→ **Task goal**:
Copy out the material below in full, but not its images.

-- START Material provided --

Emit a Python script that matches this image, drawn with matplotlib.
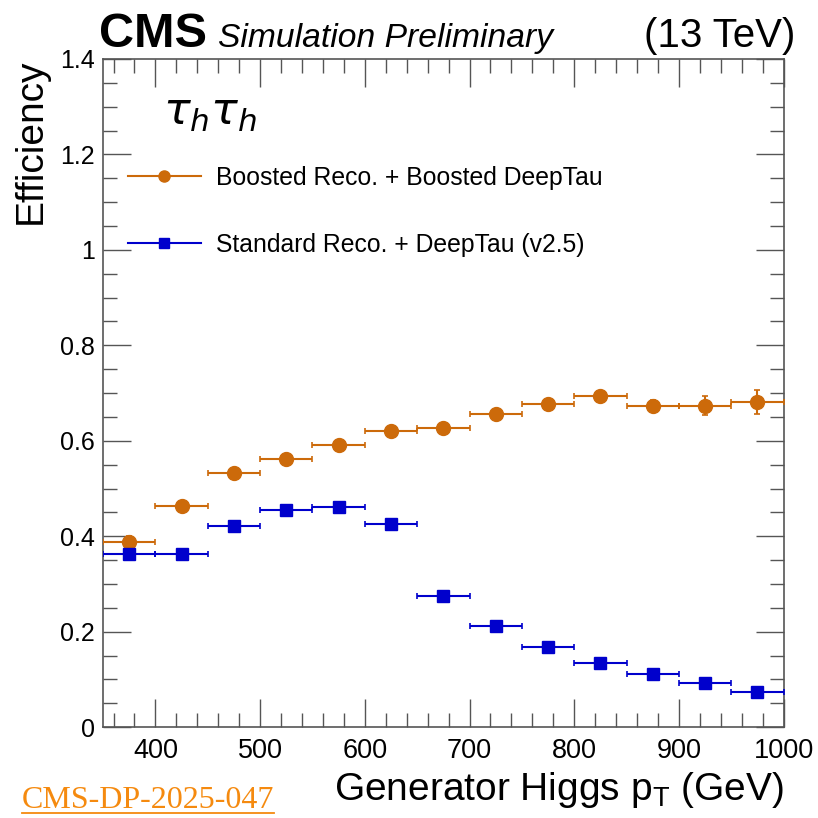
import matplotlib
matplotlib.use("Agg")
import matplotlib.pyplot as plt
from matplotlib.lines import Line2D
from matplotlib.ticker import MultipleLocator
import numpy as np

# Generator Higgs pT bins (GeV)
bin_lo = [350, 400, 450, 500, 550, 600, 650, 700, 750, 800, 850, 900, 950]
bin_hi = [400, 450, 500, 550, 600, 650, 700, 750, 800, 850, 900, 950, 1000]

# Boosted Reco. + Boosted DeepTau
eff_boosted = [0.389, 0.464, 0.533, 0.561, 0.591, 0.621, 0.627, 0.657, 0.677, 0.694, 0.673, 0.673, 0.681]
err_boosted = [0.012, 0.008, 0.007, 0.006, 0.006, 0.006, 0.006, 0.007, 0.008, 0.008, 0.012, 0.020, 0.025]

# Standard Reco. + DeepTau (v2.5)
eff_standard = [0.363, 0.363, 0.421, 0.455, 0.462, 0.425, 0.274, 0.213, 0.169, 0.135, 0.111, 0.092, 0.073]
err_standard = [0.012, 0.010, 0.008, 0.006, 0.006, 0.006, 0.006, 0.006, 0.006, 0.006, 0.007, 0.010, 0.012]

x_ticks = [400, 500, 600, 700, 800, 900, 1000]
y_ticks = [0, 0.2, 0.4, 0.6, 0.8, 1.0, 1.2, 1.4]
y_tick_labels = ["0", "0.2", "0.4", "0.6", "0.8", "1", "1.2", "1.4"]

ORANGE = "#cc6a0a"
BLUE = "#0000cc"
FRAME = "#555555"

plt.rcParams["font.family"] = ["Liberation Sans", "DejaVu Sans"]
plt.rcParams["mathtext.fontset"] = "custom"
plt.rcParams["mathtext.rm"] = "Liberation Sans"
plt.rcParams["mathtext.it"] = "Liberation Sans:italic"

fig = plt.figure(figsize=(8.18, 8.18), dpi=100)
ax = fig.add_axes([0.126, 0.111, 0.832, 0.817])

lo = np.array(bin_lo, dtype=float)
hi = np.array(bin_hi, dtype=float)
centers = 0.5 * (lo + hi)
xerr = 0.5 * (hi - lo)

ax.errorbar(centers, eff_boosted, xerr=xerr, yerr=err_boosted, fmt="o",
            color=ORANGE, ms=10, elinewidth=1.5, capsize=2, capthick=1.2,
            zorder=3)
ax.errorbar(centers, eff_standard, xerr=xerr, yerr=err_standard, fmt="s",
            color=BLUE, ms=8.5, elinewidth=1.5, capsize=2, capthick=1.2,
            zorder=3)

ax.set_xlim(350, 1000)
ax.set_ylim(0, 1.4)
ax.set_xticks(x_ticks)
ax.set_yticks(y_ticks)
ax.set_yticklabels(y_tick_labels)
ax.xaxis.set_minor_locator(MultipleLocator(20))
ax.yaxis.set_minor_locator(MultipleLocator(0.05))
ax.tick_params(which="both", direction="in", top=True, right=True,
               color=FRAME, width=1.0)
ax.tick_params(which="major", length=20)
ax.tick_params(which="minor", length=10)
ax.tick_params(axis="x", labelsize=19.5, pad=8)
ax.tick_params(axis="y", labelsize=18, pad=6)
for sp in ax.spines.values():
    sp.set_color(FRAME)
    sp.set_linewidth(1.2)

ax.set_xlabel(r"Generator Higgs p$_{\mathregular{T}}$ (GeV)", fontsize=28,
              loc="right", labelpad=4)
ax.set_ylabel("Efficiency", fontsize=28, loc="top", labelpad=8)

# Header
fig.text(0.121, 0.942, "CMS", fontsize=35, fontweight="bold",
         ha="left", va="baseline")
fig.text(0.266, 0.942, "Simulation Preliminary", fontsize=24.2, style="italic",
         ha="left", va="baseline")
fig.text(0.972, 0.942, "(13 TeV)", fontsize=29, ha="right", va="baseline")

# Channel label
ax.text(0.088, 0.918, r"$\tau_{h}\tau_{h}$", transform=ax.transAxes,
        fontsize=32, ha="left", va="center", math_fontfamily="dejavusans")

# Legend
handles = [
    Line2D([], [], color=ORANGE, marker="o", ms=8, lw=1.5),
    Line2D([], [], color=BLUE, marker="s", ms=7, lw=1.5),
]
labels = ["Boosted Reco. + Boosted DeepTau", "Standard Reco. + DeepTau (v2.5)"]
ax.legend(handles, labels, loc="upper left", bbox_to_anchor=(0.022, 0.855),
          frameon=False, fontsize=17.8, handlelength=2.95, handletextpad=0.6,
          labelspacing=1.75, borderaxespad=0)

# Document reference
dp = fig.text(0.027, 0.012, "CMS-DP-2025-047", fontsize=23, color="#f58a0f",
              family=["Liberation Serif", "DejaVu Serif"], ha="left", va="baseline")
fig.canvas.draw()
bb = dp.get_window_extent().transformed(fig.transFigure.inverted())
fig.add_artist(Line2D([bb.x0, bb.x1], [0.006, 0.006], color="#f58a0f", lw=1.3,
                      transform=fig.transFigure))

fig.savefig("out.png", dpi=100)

-- END Material provided --

→ **Answer to this task**:
Emit a Python script that matches this image, drawn with matplotlib.
import matplotlib
matplotlib.use("Agg")
import matplotlib.pyplot as plt
from matplotlib.lines import Line2D
from matplotlib.ticker import MultipleLocator
import numpy as np

# Generator Higgs pT bins (GeV)
bin_lo = [350, 400, 450, 500, 550, 600, 650, 700, 750, 800, 850, 900, 950]
bin_hi = [400, 450, 500, 550, 600, 650, 700, 750, 800, 850, 900, 950, 1000]

# Boosted Reco. + Boosted DeepTau
eff_boosted = [0.389, 0.464, 0.533, 0.561, 0.591, 0.621, 0.627, 0.657, 0.677, 0.694, 0.673, 0.673, 0.681]
err_boosted = [0.012, 0.008, 0.007, 0.006, 0.006, 0.006, 0.006, 0.007, 0.008, 0.008, 0.012, 0.020, 0.025]

# Standard Reco. + DeepTau (v2.5)
eff_standard = [0.363, 0.363, 0.421, 0.455, 0.462, 0.425, 0.274, 0.213, 0.169, 0.135, 0.111, 0.092, 0.073]
err_standard = [0.012, 0.010, 0.008, 0.006, 0.006, 0.006, 0.006, 0.006, 0.006, 0.006, 0.007, 0.010, 0.012]

x_ticks = [400, 500, 600, 700, 800, 900, 1000]
y_ticks = [0, 0.2, 0.4, 0.6, 0.8, 1.0, 1.2, 1.4]
y_tick_labels = ["0", "0.2", "0.4", "0.6", "0.8", "1", "1.2", "1.4"]

ORANGE = "#cc6a0a"
BLUE = "#0000cc"
FRAME = "#555555"

plt.rcParams["font.family"] = ["Liberation Sans", "DejaVu Sans"]
plt.rcParams["mathtext.fontset"] = "custom"
plt.rcParams["mathtext.rm"] = "Liberation Sans"
plt.rcParams["mathtext.it"] = "Liberation Sans:italic"

fig = plt.figure(figsize=(8.18, 8.18), dpi=100)
ax = fig.add_axes([0.126, 0.111, 0.832, 0.817])

lo = np.array(bin_lo, dtype=float)
hi = np.array(bin_hi, dtype=float)
centers = 0.5 * (lo + hi)
xerr = 0.5 * (hi - lo)

ax.errorbar(centers, eff_boosted, xerr=xerr, yerr=err_boosted, fmt="o",
            color=ORANGE, ms=10, elinewidth=1.5, capsize=2, capthick=1.2,
            zorder=3)
ax.errorbar(centers, eff_standard, xerr=xerr, yerr=err_standard, fmt="s",
            color=BLUE, ms=8.5, elinewidth=1.5, capsize=2, capthick=1.2,
            zorder=3)

ax.set_xlim(350, 1000)
ax.set_ylim(0, 1.4)
ax.set_xticks(x_ticks)
ax.set_yticks(y_ticks)
ax.set_yticklabels(y_tick_labels)
ax.xaxis.set_minor_locator(MultipleLocator(20))
ax.yaxis.set_minor_locator(MultipleLocator(0.05))
ax.tick_params(which="both", direction="in", top=True, right=True,
               color=FRAME, width=1.0)
ax.tick_params(which="major", length=20)
ax.tick_params(which="minor", length=10)
ax.tick_params(axis="x", labelsize=19.5, pad=8)
ax.tick_params(axis="y", labelsize=18, pad=6)
for sp in ax.spines.values():
    sp.set_color(FRAME)
    sp.set_linewidth(1.2)

ax.set_xlabel(r"Generator Higgs p$_{\mathregular{T}}$ (GeV)", fontsize=28,
              loc="right", labelpad=4)
ax.set_ylabel("Efficiency", fontsize=28, loc="top", labelpad=8)

# Header
fig.text(0.121, 0.942, "CMS", fontsize=35, fontweight="bold",
         ha="left", va="baseline")
fig.text(0.266, 0.942, "Simulation Preliminary", fontsize=24.2, style="italic",
         ha="left", va="baseline")
fig.text(0.972, 0.942, "(13 TeV)", fontsize=29, ha="right", va="baseline")

# Channel label
ax.text(0.088, 0.918, r"$\tau_{h}\tau_{h}$", transform=ax.transAxes,
        fontsize=32, ha="left", va="center", math_fontfamily="dejavusans")

# Legend
handles = [
    Line2D([], [], color=ORANGE, marker="o", ms=8, lw=1.5),
    Line2D([], [], color=BLUE, marker="s", ms=7, lw=1.5),
]
labels = ["Boosted Reco. + Boosted DeepTau", "Standard Reco. + DeepTau (v2.5)"]
ax.legend(handles, labels, loc="upper left", bbox_to_anchor=(0.022, 0.855),
          frameon=False, fontsize=17.8, handlelength=2.95, handletextpad=0.6,
          labelspacing=1.75, borderaxespad=0)

# Document reference
dp = fig.text(0.027, 0.012, "CMS-DP-2025-047", fontsize=23, color="#f58a0f",
              family=["Liberation Serif", "DejaVu Serif"], ha="left", va="baseline")
fig.canvas.draw()
bb = dp.get_window_extent().transformed(fig.transFigure.inverted())
fig.add_artist(Line2D([bb.x0, bb.x1], [0.006, 0.006], color="#f58a0f", lw=1.3,
                      transform=fig.transFigure))

fig.savefig("out.png", dpi=100)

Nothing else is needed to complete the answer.